◆ **Written exercise**: Send back exactly the lines from the opening line of the records below through the one with "var perturbStep = 30;".

--- begin Supplied data ---

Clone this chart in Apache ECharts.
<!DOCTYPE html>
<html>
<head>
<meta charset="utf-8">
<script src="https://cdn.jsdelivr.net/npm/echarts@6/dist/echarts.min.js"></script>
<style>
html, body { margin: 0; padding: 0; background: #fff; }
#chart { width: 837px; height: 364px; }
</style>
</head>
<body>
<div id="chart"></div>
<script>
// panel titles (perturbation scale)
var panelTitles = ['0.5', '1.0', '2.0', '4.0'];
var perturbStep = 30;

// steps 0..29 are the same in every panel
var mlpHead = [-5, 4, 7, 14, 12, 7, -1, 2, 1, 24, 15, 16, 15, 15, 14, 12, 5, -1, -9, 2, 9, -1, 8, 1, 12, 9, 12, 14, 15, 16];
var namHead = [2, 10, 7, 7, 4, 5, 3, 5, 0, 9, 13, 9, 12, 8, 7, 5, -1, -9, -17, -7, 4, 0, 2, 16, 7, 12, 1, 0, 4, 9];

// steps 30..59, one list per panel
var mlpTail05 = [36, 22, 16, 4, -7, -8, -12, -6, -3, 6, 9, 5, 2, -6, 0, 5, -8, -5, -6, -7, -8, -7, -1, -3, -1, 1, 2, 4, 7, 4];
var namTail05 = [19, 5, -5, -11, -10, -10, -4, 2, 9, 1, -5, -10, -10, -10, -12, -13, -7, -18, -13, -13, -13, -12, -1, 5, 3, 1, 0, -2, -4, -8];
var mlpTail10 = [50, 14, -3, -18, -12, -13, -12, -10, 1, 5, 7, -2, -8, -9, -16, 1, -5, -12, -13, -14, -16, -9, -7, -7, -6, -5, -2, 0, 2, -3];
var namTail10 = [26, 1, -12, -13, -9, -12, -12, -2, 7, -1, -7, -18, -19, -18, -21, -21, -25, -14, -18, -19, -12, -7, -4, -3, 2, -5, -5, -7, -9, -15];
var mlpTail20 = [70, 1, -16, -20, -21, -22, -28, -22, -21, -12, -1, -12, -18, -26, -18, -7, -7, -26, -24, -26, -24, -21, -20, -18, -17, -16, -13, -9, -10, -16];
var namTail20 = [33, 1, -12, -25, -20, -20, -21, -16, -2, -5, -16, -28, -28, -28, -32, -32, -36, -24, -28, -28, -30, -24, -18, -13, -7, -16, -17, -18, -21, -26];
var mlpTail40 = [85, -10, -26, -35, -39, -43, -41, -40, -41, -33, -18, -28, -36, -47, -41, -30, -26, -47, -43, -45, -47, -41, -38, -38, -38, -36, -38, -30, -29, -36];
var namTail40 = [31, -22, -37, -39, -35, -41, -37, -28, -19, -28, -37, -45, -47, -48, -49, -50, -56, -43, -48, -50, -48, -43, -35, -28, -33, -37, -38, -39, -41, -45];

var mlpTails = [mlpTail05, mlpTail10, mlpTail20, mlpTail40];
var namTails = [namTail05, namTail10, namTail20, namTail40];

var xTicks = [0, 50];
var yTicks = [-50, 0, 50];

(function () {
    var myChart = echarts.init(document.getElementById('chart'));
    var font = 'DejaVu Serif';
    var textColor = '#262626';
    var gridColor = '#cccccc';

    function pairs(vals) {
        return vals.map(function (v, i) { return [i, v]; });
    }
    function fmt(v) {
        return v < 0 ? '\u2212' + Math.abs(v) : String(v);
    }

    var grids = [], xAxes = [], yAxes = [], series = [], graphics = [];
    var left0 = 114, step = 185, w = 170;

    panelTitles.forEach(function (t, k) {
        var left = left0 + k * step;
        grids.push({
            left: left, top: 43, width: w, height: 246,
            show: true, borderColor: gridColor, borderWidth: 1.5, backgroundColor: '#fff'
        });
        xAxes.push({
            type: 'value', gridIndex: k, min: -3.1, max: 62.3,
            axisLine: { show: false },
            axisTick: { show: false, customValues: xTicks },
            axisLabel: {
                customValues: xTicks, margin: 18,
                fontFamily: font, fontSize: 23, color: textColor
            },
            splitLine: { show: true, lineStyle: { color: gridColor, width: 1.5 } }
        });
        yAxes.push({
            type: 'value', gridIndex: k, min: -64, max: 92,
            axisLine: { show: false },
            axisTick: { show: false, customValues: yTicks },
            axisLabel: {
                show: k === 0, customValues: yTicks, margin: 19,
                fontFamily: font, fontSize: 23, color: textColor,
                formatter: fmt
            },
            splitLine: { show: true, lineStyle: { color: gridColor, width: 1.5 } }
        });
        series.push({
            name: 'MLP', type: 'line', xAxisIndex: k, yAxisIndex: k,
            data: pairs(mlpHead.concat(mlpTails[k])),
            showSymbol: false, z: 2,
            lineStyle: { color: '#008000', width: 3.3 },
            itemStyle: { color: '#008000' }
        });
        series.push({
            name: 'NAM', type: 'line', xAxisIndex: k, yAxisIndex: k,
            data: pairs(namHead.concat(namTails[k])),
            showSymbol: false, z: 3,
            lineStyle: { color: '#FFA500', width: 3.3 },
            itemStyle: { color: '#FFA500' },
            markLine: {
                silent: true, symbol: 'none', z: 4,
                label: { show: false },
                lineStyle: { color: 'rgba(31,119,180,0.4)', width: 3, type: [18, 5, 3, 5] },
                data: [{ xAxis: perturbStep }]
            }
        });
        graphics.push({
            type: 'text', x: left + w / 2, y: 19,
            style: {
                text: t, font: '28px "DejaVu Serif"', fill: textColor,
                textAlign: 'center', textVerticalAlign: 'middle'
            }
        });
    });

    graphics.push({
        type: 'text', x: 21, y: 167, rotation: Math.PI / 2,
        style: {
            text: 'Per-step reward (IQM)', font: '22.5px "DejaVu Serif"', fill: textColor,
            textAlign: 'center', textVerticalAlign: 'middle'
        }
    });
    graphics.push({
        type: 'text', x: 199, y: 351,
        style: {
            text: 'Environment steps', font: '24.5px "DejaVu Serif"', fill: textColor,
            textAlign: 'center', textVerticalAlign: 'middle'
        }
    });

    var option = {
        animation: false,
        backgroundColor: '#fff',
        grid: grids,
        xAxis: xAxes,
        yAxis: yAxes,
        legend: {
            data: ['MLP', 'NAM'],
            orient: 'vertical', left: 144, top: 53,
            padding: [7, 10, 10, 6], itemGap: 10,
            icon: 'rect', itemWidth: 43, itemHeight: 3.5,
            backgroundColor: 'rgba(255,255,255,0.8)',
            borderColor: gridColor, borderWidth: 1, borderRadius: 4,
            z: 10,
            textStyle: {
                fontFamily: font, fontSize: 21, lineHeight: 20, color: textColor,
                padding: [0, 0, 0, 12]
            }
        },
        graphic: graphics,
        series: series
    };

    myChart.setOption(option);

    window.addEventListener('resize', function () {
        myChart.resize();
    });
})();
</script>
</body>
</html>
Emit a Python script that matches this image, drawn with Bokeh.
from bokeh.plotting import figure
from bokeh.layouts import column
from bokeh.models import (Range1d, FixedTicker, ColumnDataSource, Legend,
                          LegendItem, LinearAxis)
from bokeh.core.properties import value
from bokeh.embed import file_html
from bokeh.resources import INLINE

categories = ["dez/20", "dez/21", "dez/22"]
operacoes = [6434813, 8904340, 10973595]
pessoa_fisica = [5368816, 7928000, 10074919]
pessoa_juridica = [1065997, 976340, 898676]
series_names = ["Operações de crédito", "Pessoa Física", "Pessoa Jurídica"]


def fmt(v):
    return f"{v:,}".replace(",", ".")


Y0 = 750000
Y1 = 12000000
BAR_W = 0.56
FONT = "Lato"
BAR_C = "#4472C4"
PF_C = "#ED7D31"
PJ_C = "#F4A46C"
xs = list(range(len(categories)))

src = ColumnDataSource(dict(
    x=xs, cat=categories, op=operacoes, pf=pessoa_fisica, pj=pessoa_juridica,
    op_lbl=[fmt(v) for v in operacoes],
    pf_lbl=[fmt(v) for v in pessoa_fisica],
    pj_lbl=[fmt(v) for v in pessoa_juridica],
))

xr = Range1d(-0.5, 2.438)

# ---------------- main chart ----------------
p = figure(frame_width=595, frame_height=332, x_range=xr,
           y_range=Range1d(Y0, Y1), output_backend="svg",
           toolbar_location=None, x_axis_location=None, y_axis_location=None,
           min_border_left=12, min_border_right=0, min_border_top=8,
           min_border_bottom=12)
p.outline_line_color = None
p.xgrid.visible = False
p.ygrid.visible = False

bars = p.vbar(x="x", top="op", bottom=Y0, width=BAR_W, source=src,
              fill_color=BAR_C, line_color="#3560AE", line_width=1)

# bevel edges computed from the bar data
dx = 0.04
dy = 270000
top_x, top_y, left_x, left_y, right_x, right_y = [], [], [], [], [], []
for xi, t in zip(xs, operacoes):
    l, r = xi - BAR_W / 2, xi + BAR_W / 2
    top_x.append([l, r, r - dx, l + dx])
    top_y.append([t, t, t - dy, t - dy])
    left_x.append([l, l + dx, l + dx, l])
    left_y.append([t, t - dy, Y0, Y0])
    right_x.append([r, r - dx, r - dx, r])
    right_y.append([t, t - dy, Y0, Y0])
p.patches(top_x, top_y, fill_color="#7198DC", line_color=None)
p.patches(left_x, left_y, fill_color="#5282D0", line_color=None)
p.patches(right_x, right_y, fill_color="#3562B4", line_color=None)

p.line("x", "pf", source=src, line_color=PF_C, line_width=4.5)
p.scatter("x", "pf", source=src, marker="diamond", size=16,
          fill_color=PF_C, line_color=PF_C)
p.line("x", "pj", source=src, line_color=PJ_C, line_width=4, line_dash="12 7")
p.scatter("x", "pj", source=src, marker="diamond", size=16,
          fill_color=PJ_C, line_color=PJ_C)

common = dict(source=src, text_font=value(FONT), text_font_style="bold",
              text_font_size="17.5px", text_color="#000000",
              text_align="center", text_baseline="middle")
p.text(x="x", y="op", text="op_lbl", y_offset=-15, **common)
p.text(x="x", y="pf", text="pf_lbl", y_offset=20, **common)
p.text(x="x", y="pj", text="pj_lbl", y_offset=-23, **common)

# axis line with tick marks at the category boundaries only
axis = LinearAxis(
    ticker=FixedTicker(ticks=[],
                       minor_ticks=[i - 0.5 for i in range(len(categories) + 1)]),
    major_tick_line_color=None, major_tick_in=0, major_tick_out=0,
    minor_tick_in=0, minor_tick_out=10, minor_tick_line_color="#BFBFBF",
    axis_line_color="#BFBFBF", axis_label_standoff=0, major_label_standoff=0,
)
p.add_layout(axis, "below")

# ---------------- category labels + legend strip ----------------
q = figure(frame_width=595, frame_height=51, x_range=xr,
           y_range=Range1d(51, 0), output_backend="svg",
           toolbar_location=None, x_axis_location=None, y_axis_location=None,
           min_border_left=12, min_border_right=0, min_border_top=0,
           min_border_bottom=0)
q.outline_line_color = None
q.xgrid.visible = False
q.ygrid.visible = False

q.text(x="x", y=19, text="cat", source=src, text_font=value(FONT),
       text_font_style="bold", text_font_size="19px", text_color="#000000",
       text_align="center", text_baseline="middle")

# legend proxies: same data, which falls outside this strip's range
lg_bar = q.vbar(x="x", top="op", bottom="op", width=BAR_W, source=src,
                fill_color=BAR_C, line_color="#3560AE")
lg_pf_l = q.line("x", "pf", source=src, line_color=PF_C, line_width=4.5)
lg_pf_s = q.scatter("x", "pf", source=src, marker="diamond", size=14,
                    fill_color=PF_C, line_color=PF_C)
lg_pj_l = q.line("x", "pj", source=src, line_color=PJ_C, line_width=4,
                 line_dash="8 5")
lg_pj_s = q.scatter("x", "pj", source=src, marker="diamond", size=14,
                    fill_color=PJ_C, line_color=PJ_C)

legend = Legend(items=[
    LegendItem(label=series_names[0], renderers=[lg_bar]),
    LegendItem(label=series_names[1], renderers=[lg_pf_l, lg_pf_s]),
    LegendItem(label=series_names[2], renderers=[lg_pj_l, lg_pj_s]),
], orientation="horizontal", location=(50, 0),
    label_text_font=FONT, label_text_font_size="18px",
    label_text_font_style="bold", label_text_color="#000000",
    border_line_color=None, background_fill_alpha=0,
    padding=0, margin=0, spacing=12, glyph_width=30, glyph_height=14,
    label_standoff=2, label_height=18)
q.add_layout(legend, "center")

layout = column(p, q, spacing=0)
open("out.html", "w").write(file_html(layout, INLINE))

--- end Supplied data ---

◆ **Solved problem**:
Clone this chart in Apache ECharts.
<!DOCTYPE html>
<html>
<head>
<meta charset="utf-8">
<script src="https://cdn.jsdelivr.net/npm/echarts@6/dist/echarts.min.js"></script>
<style>
html, body { margin: 0; padding: 0; background: #fff; }
#chart { width: 837px; height: 364px; }
</style>
</head>
<body>
<div id="chart"></div>
<script>
// panel titles (perturbation scale)
var panelTitles = ['0.5', '1.0', '2.0', '4.0'];
var perturbStep = 30;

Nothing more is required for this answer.